PEP 639 adventures


With almost a year passing after the PEP 639 was accepted, I was pondering whether it makes sense to note down some thoughts on the process.

But, since I want to keep a record (if only for my memory), let's dive straight in.

PEP 639

In Fedora, we wanted this PEP. It standardized the licensing of distribution artifacts in terms of the license expressions (using SPDX identifiers), and in terms of including license files in the distributions. That would allow us to programmatically detect and mark license files. In the meantime (it was the end of 2023), Fedora started migration from its bespoke licensing format to SPDX, which opened the way to leverage the newly defined license expressions too.

Anything that touches legalese in software development is a tough sell. There were two long PEP threads and two previous authors. The PEP has been significantly reworked multiple times. My predecessors have done amazing job with all the research and specification definition. I thank them for their effort from the bottom of my heart.

As Fedorans, we were following the discussions around PEP, and when it looked like it could be rejected, I stepped up and decided to help bring it through the finish line. I inherited the longest PEP in history written in the span of almost 4 years.

The learnings

I had no previous knowledge of the PEP processes. I knew I'd learn on the go. I did: there was facilitating the discussion, reacting to feedback, redrafting (in rst, which I also learned on the job). Understanding multiple use cases. Understanding what is and what isn't a specification. Multiple changes to packaging.python.org (probably still not complete). Post-acceptance discussions. Waiting for build backends to implement and bring real feedback from the users. Realizing mistakes and oversights. A lot of community support and always a civil discussion, even in the moments of disagreement.
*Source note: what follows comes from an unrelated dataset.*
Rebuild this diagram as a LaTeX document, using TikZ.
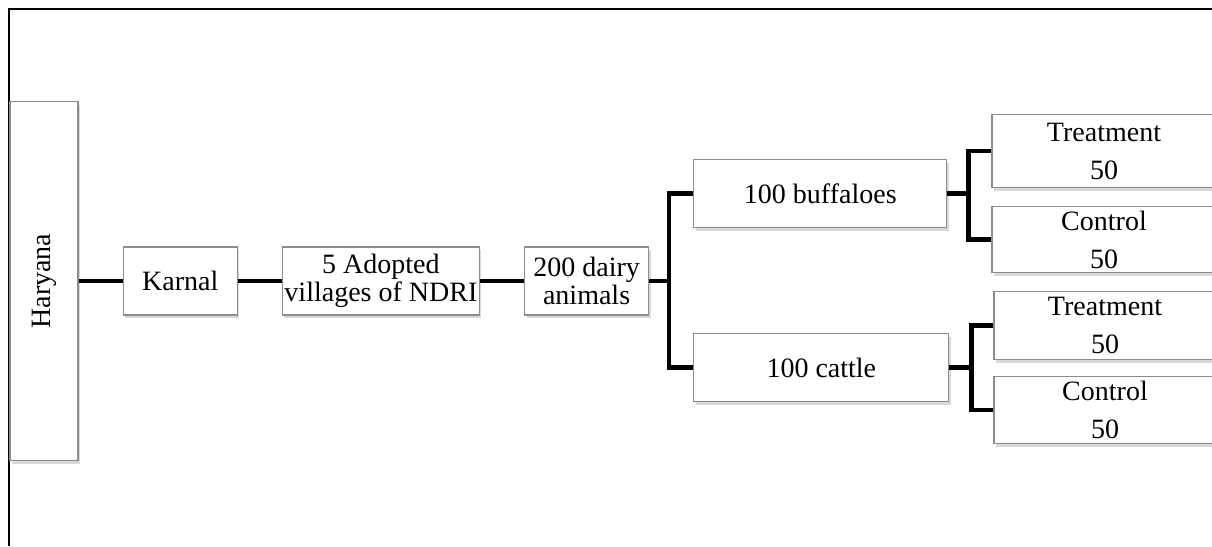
\documentclass[tikz,border=0pt]{standalone}
\usepackage{fontspec}
\usepackage{graphicx}
\setmainfont{Liberation Serif}
\usetikzlibrary{positioning,shadows}

\begin{document}
\begin{tikzpicture}[x=1pt,y=-1pt]
\tikzstyle{box}=[rectangle, draw=black!45, line width=1.2pt, fill=white, inner sep=1pt, align=center, minimum height=68pt, font=\fontsize{28}{28}\selectfont, drop shadow={shadow xshift=2pt, shadow yshift=-3pt, opacity=0.3}, node distance=44pt]
\tikzstyle{arm}=[box, minimum width=224pt]
\tikzstyle{connect}=[line width=4.5pt]
\useasboundingbox (0,0) rectangle (1212,546);
\draw[line width=1.5pt] (9,546) -- (9,9) -- (1212,9);
  \node[box, minimum width=68pt, minimum height=359pt] (haryana) at (44,281) {\rotatebox{90}{Haryana}};
  \node[box, minimum width=114pt] (karnal) [right =of haryana] {Karnal};
  \node[box, minimum width=197pt] (villages) [right =of karnal] {5 Adopted\\villages of NDRI};
  \node[box, minimum width=124pt] (dairy) [right =of villages] {200 dairy\\animals};
  \node[box, minimum width=253pt] (buff) [right =of dairy, yshift=87.5pt] {100 buffaloes};
  \node[box, minimum width=255pt] (cattle) [right =of dairy, yshift=-86.5pt] {100 cattle};
  \node[arm, minimum height=73pt] (treat1) [right =of buff, yshift=42.5pt] {Treatment\\[10pt]50};
  \node[arm, minimum height=66pt] (ctrl1) [right =of buff, yshift=-46pt] {Control\\[10pt]50};
  \node[arm, minimum width=222pt] (treat2) [right =of cattle, yshift=42pt] {Treatment\\[10pt]50};
  \node[arm, minimum width=222pt, minimum height=67pt] (ctrl2) [right =of cattle, yshift=-42.5pt] {Control\\[10pt]50};
\path[connect] (haryana) edge (karnal)
           (karnal) edge (villages)
           (villages) edge (dairy)
           ;
\draw[connect] (dairy.east) -- ++(20pt,0) |- (buff.west);
\draw[connect] (dairy.east) -- ++(20pt,0) |- (cattle.west);
\draw[connect] (buff.east) -- ++(21pt,0) |- (treat1.west);
\draw[connect] (buff.east) -- ++(21pt,0) |- (ctrl1.west);
\draw[connect] (cattle.east) -- ++(22pt,0) |- (treat2.west);
\draw[connect] (cattle.east) -- ++(22pt,0) |- (ctrl2.west);
\end{tikzpicture}
\end{document}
I didn't have a deadline in a traditional sense, but there was a sense of urgency: everyone, including the PEP delegate, was tired with the drag and it was quite clear that either we make it happen or it'll be dropped. While gaining velocity through a project that was spanning months, I discovered a self-hack that helped me immensely: I signed up to give two talks about the topic, one on Python Pizza in Prague (February 2024) and another at EuroPython (July 2024). They acted as soft deadlines: for the first one I researched the topic of licensing in Python ecosystem (while doing PEP edits in the background), for the second I brought the whole proposal publicly. I can totally recommend this approach if you want to have one more motivator on a project. I've been very fortunate to have the time allocated for this adventure by my employer.

What next?

PEP 639 has been first, but certainly not the last licensing PEP in the Python packaging. There have been use cases left over on purpose, with the aim to specify them in the future. The adoption in simple use cases - which are the overwhelming majority of Python projects (when the license of all distribution artifacts is the same) should be without issues. What's being discussed now, is how to express the per-distribution license expression in those rare cases when they're different. I keep my fingers crossed for the future PEPs authors!